Based on the results of this year’s CAP Member Survey, a significant disconnect remains between what plan members expect in retirement and what they are likely to get. “It’s worrisome because retirement readiness is not there,” says Anna Pagliuca, associate vice-president, group savings & retirement, with Standard Life. “As service providers and plan sponsors, we really need to provide plan members with greater support and guidance to propel them into what action they need to take to be ready for retirement. They have to start early, set goals and make sure they stay on track.”
While it’s good news that a higher proportion of members say they feel financially prepared for retirement (46%, versus 40% in 2012), the majority (54%) admit to not feeling prepared. Yet participants are expecting to retire at an average age of 63.2 with 53.8% of their current annual income, having saved only $697,236, on average, by retirement.
Even more troubling is that these savings seem to depend on unrealistic expectations of return on investment. Plan members claim they’re currently getting a 10.8% return (excluding company match), on average, and are anticipating a whopping 14.3% return year over year.
This year, 72% of plan participants expressed confidence (of which 15% were “very confident”) that their employer-sponsored retirement plan will provide the amount of money they expect in order to meet their financial objectives in retirement—a significant jump from 60% the previous year. And they believe their DC plan or group RRSP will provide 31.4% of their total retirement income.
More than half (56%) of plan participants think they’re on track to meet their retirement targets. But, as in previous years, a dismally low number of plan members (21%) in 2013 say they have a formal, written financial plan that outlines at what age they will retire and the amount they will need to retire by that age.

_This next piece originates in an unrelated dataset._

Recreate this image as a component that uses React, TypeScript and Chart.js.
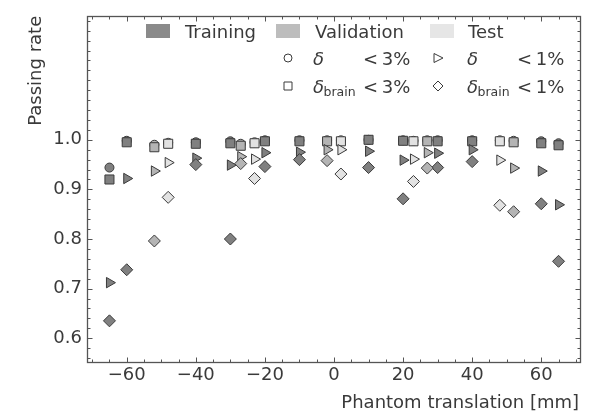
import React, { useEffect, useRef } from 'react';
import { Chart, registerables } from 'chart.js';

Chart.register(...registerables);

// ---------------- data ----------------
const splitNames = ['Training', 'Validation', 'Test'];

const trainX = [-65, -60, -40, -30, -20, -10, 10, 20, 30, 40, 60, 65];
const trainDelta3 = [0.944, 0.998, 0.995, 0.997, 0.999, 0.999, 1.0, 0.999, 0.999, 0.999, 0.997, 0.993];
const trainBrain3 = [0.92, 0.995, 0.992, 0.993, 0.997, 0.997, 1.0, 0.998, 0.997, 0.997, 0.993, 0.989];
const trainDelta1 = [0.712, 0.922, 0.963, 0.949, 0.974, 0.975, 0.977, 0.959, 0.973, 0.98, 0.937, 0.869];
const trainBrain1 = [0.635, 0.738, 0.95, 0.8, 0.946, 0.96, 0.944, 0.881, 0.944, 0.956, 0.871, 0.755];

const valX = [-52, -27, -2, 27, 52];
const valDelta3 = [0.99, 0.992, 0.999, 0.999, 0.998];
const valBrain3 = [0.985, 0.988, 0.997, 0.997, 0.995];
const valDelta1 = [0.937, 0.966, 0.98, 0.974, 0.943];
const valBrain1 = [0.796, 0.952, 0.958, 0.943, 0.855];

const testX = [-48, -23, 2, 23, 48];
const testDelta3 = [0.994, 0.995, 0.999, 0.998, 0.999];
const testBrain3 = [0.992, 0.993, 0.997, 0.997, 0.997];
const testDelta1 = [0.954, 0.961, 0.98, 0.961, 0.959];
const testBrain1 = [0.884, 0.922, 0.931, 0.916, 0.868];

const xTicks = [-60, -40, -20, 0, 20, 40, 60];
const yTicks = [0.6, 0.7, 0.8, 0.9, 1.0];
const xMin = -71.5;
const xMax = 71.5;
const yMin = 0.55;
const yMax = 1.25;

// ---------------- styles ----------------
const FONT = 'DejaVu Sans';
const TEXT = '#3a3a3a';
const FRAME = '#555555';
const EDGE = '#3a3a3a';
const markerFill = ['#808080', '#b4b4b4', '#e2e2e2'];
const patchFill = ['#8a8a8a', '#bdbdbd', '#e6e6e6'];

type Metric = { style: string; rotation: number; radius: number };
const metricStyles: Metric[] = [
  { style: 'circle', rotation: 0, radius: 4.5 },
  { style: 'rect', rotation: 0, radius: 6.4 },
  { style: 'triangle', rotation: 90, radius: 6 },
  { style: 'rectRot', rotation: 0, radius: 6 },
];

function buildDatasets() {
  const splits = [
    { x: trainX, series: [trainDelta3, trainBrain3, trainDelta1, trainBrain1] },
    { x: valX, series: [valDelta3, valBrain3, valDelta1, valBrain1] },
    { x: testX, series: [testDelta3, testBrain3, testDelta1, testBrain1] },
  ];
  const ds: any[] = [];
  const total = splits.length * 4;
  let k = 0;
  splits.forEach((sp, si) => {
    sp.series.forEach((vals, mi) => {
      const m = metricStyles[mi];
      ds.push({
        label: splitNames[si] + ' ' + mi,
        data: sp.x.map((x, i) => ({ x, y: vals[i] })),
        showLine: false,
        pointStyle: m.style,
        pointRotation: m.rotation,
        pointRadius: m.radius,
        pointHoverRadius: m.radius,
        pointBackgroundColor: markerFill[si],
        pointBorderColor: EDGE,
        pointBorderWidth: 1,
        order: total - k,
      });
      k++;
    });
  });
  return ds;
}

// ---------------- plugins ----------------
const framePlugin = {
  id: 'frameTicks',
  afterDatasetsDraw(chart: any) {
    const { ctx, chartArea } = chart;
    const xs = chart.scales.x;
    const ys = chart.scales.y;
    const L = Math.round(chartArea.left) + 0.5;
    const R = Math.round(chartArea.right) - 0.5;
    const T = Math.round(chartArea.top) + 0.5;
    const B = Math.round(chartArea.bottom) - 0.5;
    ctx.save();
    ctx.strokeStyle = FRAME;
    ctx.lineWidth = 1;
    ctx.beginPath();
    // x ticks
    for (let v = -70; v <= 70; v += 5) {
      const major = xTicks.includes(v);
      const len = major ? 5 : 3;
      const p = Math.round(xs.getPixelForValue(v)) + 0.5;
      ctx.moveTo(p, B);
      ctx.lineTo(p, B - len);
      ctx.moveTo(p, T);
      ctx.lineTo(p, T + len);
    }
    // y ticks
    for (let i = 28; i <= 62; i++) {
      const v = i / 50;
      if (v < yMin - 1e-9 || v > yMax + 1e-9) continue;
      const major = yTicks.some((t) => Math.abs(t - v) < 1e-6);
      const len = major ? 5 : 3;
      const p = Math.round(ys.getPixelForValue(v)) + 0.5;
      ctx.moveTo(L, p);
      ctx.lineTo(L + len, p);
      ctx.moveTo(R, p);
      ctx.lineTo(R - len, p);
    }
    ctx.stroke();
    ctx.lineWidth = 1.3;
    ctx.strokeRect(L, T, R - L, B - T);
    ctx.restore();
  },
};

function drawSymbol(ctx: CanvasRenderingContext2D, kind: number, x: number, y: number) {
  ctx.beginPath();
  if (kind === 0) {
    ctx.arc(x, y, 4, 0, Math.PI * 2);
  } else if (kind === 1) {
    ctx.rect(x - 4, y - 4, 8, 8);
  } else if (kind === 2) {
    ctx.moveTo(x + 5, y);
    ctx.lineTo(x - 4, y - 4.5);
    ctx.lineTo(x - 4, y + 4.5);
    ctx.closePath();
  } else {
    ctx.moveTo(x, y - 5);
    ctx.lineTo(x + 5, y);
    ctx.lineTo(x, y + 5);
    ctx.lineTo(x - 5, y);
    ctx.closePath();
  }
  ctx.fillStyle = '#ffffff';
  ctx.fill();
  ctx.strokeStyle = EDGE;
  ctx.lineWidth = 1;
  ctx.stroke();
}

const legendPlugin = {
  id: 'customLegend',
  afterDraw(chart: any) {
    const ctx: CanvasRenderingContext2D = chart.ctx;
    ctx.save();
    // split patches
    const patchX = [146, 276, 430];
    const labelX = [185, 315, 468];
    splitNames.forEach((name, i) => {
      ctx.fillStyle = patchFill[i];
      ctx.fillRect(patchX[i], 24, 24, 14);
      ctx.fillStyle = TEXT;
      ctx.font = `18px "${FONT}"`;
      ctx.textAlign = 'left';
      ctx.textBaseline = 'alphabetic';
      ctx.fillText(name, labelX[i], 37.5);
    });
    // metric entries (2 x 2)
    const cols = [
      { sym: 288, delta: 313, rel: 363 },
      { sym: 438, delta: 467, rel: 517 },
    ];
    const rows = [
      { y: 58, base: 64.5 },
      { y: 86, base: 92.5 },
    ];
    const entries = [
      { kind: 0, row: 0, col: 0, brain: false, pct: '3%' },
      { kind: 2, row: 0, col: 1, brain: false, pct: '1%' },
      { kind: 1, row: 1, col: 0, brain: true, pct: '3%' },
      { kind: 3, row: 1, col: 1, brain: true, pct: '1%' },
    ];
    entries.forEach((e) => {
      const c = cols[e.col];
      const r = rows[e.row];
      drawSymbol(ctx, e.kind, c.sym, r.y);
      ctx.fillStyle = TEXT;
      ctx.textAlign = 'left';
      ctx.textBaseline = 'alphabetic';
      ctx.font = `italic 18px "${FONT}"`;
      ctx.fillText('δ', c.delta, r.base);
      if (e.brain) {
        ctx.font = `12.5px "${FONT}"`;
        ctx.fillText('brain', c.delta + 10.5, r.base + 3.5);
      }
      ctx.font = `18px "${FONT}"`;
      ctx.fillText('<\u2009' + e.pct, c.rel, r.base);
    });
    // axis titles
    ctx.fillStyle = TEXT;
    ctx.font = `18px "${FONT}"`;
    ctx.textAlign = 'right';
    ctx.textBaseline = 'alphabetic';
    ctx.fillText('Phantom translation [mm]', chart.chartArea.right - 2, 408);
    ctx.save();
    ctx.translate(41, chart.chartArea.top);
    ctx.rotate(-Math.PI / 2);
    ctx.fillText('Passing rate', 0, 0);
    ctx.restore();
    ctx.restore();
  },
};

export default function App() {
  const ref = useRef<HTMLCanvasElement | null>(null);
  useEffect(() => {
    document.body.style.margin = '0';
    const canvas = ref.current;
    if (!canvas) return;
    Chart.defaults.font.family = FONT;
    const chart = new Chart(canvas, {
      type: 'scatter',
      data: { datasets: buildDatasets() },
      options: {
        animation: false,
        responsive: false,
        devicePixelRatio: 1,
        layout: { padding: { top: 6, right: 8, left: 0, bottom: 0 } },
        plugins: {
          legend: { display: false },
          tooltip: { enabled: false },
        },
        scales: {
          x: {
            type: 'linear',
            min: xMin,
            max: xMax,
            grid: { display: false, drawTicks: false },
            border: { display: false },
            afterBuildTicks: (scale: any) => {
              scale.ticks = xTicks.map((v) => ({ value: v }));
            },
            afterFit: (scale: any) => {
              scale.height = 51;
            },
            ticks: {
              autoSkip: false,
              maxRotation: 0,
              padding: 2,
              color: TEXT,
              font: { size: 18, family: FONT },
              callback: (v: any) => (Number(v) < 0 ? '\u2212' + Math.abs(Number(v)) : String(v)),
            },
          },
          y: {
            type: 'linear',
            min: yMin,
            max: yMax,
            grid: { display: false, drawTicks: false },
            border: { display: false },
            afterBuildTicks: (scale: any) => {
              scale.ticks = yTicks.map((v) => ({ value: v }));
            },
            afterFit: (scale: any) => {
              scale.width = 87;
            },
            ticks: {
              autoSkip: false,
              padding: 5,
              color: TEXT,
              font: { size: 18, family: FONT },
              callback: (v: any) => Number(v).toFixed(1),
            },
          },
        },
      },
      plugins: [framePlugin, legendPlugin],
    });
    return () => chart.destroy();
  }, []);
  return <canvas ref={ref} width={589} height={414} style={{ display: 'block' }} />;
}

“When people say they have no formal plan but think they will be all right in retirement, it makes no sense,” says Marc Poupart, vice-president, pension & retirement programs, with Hudson’s Bay Company. “And if their expected earnings on investments are unrealistic, they won’t have enough money to retire. This creates concern. I wonder how we can help them develop a realistic retirement plan and also support them in getting a better deal from the insurance industry during the de-accumulation phase.”
Ken Millard, vice-president, national accounts, group retirement services, with Great-West Life, would also like the industry to do more to encourage individuals to create a financial plan.
“They need to commit to a contribution rate, commit to a horizon of when they will retire and map out the needed accumulation. Then, every year, they should review their progress to figure out what the shortfall may be and either top it up or amortize that amount for the remaining lifetime. Providers can help members calculate their retirement income needs through access to our tools, websites and various education models.”
And low contribution rates and insufficient retirement income will not only affect plan members, cautions Vartkes Rubenyan, a principal with Mercer. “They will also have financial and workforce management implications for plan sponsors. Any cost/benefit analysis pertaining to an assessment of the level of contribution rates offered by companies should consider both the implications of having sufficient retirement income and low workforce morale and productivity. Employees who report to work just because they have not saved enough and are unable to retire will probably be less productive and have an adverse impact on workforce morale.”